**Records to process**.
--------

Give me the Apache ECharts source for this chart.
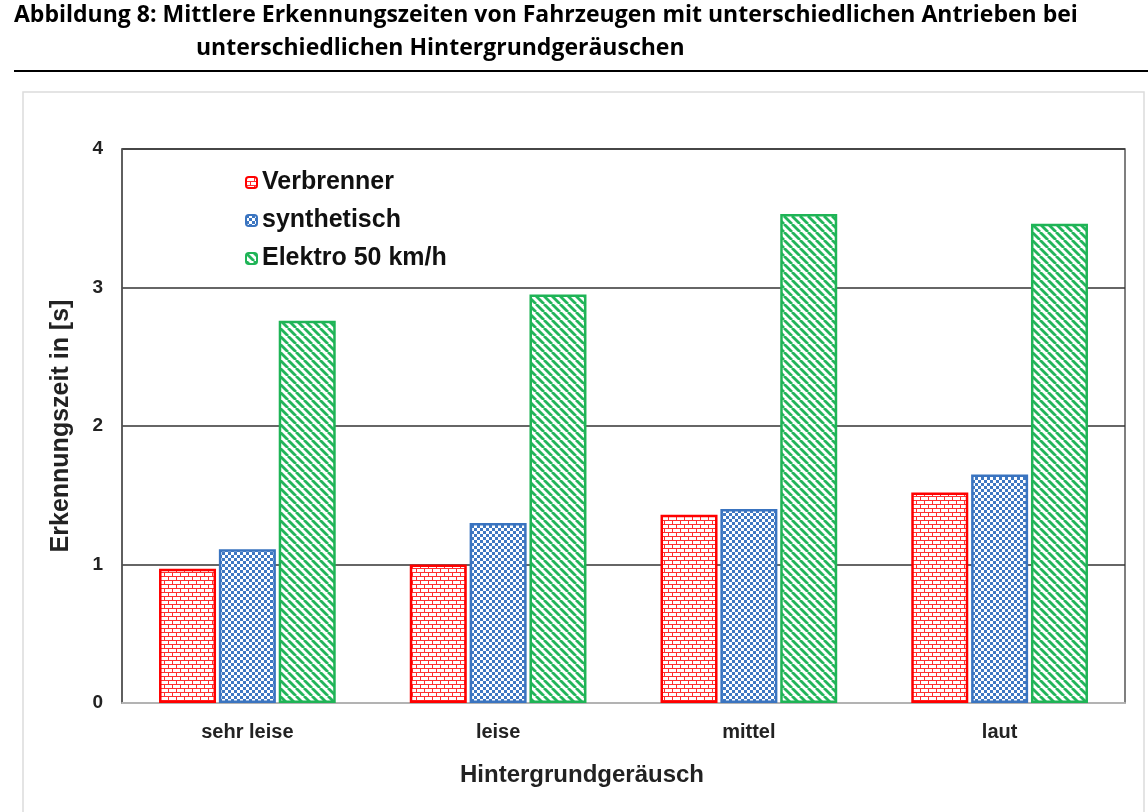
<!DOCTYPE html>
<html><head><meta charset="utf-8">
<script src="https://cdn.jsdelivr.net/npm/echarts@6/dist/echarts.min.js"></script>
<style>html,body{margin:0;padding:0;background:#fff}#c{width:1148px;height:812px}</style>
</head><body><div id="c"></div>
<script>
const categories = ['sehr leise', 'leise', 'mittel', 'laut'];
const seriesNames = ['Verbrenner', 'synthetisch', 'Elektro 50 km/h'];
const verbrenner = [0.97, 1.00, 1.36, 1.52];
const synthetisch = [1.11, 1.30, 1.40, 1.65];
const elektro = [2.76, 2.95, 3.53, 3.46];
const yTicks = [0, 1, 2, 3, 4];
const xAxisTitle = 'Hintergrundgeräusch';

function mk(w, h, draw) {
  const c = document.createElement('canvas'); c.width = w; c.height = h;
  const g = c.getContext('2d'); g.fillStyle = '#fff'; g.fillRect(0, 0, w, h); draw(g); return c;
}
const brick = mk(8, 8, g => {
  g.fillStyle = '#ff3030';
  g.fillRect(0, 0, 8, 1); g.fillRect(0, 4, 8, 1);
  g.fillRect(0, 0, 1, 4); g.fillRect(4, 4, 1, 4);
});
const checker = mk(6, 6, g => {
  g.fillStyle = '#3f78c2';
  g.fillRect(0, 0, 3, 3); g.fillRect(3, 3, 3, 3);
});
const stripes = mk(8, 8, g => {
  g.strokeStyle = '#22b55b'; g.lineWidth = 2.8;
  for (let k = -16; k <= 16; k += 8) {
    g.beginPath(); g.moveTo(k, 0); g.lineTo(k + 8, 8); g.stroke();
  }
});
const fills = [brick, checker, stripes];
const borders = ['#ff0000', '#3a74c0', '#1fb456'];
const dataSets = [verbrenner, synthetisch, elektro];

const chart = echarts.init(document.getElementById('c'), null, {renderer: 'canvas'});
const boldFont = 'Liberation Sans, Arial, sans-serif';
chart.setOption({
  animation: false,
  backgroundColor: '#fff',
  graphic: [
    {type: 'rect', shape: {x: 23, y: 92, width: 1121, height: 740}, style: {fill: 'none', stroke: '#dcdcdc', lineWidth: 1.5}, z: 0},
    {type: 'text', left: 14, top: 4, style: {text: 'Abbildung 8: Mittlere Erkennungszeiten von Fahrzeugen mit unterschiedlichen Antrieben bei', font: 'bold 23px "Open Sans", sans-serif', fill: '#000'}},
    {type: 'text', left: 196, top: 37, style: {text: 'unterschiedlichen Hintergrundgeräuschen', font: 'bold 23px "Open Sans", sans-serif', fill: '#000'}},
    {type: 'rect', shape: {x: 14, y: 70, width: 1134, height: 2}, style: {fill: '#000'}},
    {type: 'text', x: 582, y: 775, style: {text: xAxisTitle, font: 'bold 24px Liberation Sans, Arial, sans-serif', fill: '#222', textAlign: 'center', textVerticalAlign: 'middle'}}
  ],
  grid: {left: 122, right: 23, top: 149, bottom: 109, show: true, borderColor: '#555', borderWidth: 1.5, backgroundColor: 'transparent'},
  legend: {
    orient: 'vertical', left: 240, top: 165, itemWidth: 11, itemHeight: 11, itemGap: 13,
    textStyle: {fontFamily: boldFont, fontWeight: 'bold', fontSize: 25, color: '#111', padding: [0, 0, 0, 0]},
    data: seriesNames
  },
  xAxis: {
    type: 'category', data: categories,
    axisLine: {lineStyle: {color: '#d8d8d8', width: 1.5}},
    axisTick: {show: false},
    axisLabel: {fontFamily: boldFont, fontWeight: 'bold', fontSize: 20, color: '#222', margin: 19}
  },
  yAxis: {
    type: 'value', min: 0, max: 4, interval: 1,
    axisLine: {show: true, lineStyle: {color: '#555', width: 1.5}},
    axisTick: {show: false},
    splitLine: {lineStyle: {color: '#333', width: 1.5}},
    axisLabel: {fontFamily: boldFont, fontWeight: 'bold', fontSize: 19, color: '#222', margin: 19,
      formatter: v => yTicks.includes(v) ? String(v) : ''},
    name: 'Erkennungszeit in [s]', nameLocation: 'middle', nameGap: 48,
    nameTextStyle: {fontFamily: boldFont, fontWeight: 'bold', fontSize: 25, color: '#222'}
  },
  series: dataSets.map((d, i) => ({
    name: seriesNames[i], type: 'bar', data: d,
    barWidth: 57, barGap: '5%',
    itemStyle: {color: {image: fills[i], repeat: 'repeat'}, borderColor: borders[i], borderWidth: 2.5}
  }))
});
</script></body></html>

--------

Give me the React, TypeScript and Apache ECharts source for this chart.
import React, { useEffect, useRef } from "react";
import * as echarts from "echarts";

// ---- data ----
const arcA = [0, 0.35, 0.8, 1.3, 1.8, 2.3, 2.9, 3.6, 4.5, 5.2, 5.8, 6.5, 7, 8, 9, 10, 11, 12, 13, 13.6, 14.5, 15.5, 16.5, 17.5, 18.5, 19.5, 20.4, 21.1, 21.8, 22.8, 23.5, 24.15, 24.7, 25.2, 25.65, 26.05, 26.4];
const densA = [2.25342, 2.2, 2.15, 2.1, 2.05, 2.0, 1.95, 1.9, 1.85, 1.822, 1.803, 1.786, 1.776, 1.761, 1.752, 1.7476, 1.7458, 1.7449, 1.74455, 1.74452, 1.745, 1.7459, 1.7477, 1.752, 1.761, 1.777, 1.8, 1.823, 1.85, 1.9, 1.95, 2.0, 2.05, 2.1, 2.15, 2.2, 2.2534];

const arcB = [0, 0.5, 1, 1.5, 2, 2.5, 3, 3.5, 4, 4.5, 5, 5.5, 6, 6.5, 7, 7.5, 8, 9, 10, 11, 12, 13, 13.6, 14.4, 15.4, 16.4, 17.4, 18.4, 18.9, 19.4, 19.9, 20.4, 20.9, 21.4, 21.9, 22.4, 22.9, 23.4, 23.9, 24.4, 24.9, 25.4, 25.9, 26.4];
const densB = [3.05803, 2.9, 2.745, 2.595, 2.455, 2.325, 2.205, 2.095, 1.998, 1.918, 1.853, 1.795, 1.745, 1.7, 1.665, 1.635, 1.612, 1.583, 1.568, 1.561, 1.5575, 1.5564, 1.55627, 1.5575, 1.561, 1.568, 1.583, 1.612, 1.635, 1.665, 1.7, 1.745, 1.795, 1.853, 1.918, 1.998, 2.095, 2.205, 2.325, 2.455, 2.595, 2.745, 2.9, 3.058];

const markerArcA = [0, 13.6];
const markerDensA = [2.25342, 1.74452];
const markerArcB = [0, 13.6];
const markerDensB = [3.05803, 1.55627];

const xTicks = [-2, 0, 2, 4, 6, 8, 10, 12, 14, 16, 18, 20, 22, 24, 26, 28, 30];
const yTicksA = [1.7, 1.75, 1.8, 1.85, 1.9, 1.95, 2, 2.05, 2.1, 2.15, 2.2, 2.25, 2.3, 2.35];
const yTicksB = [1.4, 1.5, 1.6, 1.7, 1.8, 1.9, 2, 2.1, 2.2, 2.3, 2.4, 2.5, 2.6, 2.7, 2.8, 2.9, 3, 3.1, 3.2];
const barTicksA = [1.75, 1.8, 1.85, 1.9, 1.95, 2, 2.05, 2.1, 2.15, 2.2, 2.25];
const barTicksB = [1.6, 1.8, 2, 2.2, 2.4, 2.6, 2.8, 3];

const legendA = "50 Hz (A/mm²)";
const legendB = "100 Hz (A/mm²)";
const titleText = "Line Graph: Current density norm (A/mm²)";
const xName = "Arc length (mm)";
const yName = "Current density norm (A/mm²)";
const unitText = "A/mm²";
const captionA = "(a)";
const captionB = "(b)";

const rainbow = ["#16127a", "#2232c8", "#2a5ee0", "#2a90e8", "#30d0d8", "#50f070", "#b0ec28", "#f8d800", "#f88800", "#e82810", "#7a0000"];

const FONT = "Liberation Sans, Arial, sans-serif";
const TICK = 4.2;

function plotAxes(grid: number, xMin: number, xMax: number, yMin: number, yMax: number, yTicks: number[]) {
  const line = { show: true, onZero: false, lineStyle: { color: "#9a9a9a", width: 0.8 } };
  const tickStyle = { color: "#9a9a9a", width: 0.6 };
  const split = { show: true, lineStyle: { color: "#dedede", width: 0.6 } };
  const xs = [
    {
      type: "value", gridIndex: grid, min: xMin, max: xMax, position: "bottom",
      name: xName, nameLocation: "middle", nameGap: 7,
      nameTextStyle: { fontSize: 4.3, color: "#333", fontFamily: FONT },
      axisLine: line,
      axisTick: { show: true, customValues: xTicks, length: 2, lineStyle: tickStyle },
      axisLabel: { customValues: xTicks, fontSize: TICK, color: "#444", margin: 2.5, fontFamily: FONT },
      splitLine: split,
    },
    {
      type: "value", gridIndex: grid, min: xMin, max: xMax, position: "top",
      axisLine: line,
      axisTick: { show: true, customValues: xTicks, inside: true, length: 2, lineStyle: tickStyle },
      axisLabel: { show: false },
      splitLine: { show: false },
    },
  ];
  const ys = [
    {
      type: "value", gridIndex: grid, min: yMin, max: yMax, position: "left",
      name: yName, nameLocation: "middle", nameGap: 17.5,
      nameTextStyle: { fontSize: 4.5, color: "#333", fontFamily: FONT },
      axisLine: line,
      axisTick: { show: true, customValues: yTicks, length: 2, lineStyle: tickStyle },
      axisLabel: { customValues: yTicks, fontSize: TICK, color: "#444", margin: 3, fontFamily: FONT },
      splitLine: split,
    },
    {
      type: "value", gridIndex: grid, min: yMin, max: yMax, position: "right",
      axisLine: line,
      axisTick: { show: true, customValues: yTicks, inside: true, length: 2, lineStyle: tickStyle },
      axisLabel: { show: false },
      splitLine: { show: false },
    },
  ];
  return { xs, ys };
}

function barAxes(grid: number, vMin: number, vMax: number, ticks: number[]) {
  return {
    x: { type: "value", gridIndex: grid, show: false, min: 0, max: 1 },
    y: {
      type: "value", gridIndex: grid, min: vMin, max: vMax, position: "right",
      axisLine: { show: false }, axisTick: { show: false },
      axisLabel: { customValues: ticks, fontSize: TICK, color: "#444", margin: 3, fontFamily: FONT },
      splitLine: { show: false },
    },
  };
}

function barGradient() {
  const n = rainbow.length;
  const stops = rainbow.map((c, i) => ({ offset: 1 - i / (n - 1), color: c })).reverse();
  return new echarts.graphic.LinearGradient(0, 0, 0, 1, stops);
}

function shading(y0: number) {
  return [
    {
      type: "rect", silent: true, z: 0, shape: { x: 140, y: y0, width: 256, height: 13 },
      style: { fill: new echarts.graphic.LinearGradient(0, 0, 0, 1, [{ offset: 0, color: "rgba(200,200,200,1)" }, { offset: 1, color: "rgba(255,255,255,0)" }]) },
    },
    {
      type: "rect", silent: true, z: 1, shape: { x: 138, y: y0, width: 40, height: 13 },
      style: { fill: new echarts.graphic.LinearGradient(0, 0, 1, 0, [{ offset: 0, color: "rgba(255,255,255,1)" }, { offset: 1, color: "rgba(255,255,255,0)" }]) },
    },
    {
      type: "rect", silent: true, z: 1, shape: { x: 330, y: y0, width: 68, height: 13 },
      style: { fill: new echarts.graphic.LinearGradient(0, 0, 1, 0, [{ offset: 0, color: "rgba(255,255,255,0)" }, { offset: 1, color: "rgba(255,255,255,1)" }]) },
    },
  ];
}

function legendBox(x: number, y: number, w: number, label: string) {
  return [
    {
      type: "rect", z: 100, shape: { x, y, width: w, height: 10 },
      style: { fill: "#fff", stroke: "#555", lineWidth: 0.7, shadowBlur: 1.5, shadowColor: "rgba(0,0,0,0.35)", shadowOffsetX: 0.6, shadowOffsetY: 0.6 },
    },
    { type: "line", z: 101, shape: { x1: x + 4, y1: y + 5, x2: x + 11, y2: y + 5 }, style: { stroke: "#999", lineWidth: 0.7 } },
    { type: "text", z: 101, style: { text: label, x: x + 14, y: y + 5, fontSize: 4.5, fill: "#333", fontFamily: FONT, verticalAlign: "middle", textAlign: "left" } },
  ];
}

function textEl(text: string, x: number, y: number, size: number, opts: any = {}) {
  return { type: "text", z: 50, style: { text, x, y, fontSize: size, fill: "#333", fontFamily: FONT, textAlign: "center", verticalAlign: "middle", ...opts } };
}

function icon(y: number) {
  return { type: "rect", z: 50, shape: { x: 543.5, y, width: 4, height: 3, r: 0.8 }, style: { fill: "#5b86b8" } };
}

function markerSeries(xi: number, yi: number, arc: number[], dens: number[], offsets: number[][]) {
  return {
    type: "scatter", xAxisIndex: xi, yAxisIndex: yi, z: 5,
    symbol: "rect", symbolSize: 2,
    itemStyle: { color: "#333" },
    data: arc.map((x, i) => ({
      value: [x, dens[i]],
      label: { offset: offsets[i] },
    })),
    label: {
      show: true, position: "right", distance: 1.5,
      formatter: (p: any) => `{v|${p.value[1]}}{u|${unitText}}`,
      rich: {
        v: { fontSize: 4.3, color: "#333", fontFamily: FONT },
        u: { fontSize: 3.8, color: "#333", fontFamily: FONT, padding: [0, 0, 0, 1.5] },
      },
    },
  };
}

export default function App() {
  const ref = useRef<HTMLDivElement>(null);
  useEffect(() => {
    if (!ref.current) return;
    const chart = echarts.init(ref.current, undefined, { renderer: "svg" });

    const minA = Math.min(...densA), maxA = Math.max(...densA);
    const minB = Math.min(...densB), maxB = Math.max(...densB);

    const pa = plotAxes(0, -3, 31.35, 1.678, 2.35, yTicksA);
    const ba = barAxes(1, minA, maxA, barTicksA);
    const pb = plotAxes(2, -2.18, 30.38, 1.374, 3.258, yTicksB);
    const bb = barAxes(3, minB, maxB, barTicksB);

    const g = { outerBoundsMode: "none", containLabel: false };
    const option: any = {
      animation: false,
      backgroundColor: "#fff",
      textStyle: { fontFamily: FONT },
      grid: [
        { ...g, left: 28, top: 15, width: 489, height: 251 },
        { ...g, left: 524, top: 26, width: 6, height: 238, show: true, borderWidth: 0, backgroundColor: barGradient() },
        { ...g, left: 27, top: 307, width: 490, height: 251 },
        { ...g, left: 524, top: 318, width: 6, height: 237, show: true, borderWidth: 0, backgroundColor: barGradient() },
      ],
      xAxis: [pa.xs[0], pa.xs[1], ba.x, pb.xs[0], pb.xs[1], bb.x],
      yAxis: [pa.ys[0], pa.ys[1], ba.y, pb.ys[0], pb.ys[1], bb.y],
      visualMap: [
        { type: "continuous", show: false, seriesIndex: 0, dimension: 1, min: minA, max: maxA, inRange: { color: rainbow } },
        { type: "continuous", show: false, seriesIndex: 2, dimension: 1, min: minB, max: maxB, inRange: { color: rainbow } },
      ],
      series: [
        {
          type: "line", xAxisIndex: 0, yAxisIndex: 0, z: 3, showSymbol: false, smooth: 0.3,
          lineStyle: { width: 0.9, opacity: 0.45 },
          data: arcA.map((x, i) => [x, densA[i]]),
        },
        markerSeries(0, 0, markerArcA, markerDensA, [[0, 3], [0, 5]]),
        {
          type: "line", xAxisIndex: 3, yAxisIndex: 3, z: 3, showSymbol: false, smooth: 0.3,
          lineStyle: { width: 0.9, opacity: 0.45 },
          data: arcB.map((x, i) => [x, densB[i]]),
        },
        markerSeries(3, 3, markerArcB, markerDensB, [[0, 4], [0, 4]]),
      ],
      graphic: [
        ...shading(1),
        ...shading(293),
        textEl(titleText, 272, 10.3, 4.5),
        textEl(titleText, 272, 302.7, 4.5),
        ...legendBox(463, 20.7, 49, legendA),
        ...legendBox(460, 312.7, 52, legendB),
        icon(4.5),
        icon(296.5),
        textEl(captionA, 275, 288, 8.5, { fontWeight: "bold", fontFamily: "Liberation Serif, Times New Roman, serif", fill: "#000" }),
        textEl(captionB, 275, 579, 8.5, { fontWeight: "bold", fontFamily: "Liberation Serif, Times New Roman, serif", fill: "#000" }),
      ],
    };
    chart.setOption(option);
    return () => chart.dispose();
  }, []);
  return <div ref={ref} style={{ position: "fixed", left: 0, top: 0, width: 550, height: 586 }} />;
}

--------

Above are some entries. Restate word for word the lines from the one holding "Give me the Apache" through the one holding "const xAxisTitle = 'Hintergrundgeräusch';", but not the pictures.

Give me the Apache ECharts source for this chart.
<!DOCTYPE html>
<html><head><meta charset="utf-8">
<script src="https://cdn.jsdelivr.net/npm/echarts@6/dist/echarts.min.js"></script>
<style>html,body{margin:0;padding:0;background:#fff}#c{width:1148px;height:812px}</style>
</head><body><div id="c"></div>
<script>
const categories = ['sehr leise', 'leise', 'mittel', 'laut'];
const seriesNames = ['Verbrenner', 'synthetisch', 'Elektro 50 km/h'];
const verbrenner = [0.97, 1.00, 1.36, 1.52];
const synthetisch = [1.11, 1.30, 1.40, 1.65];
const elektro = [2.76, 2.95, 3.53, 3.46];
const yTicks = [0, 1, 2, 3, 4];
const xAxisTitle = 'Hintergrundgeräusch';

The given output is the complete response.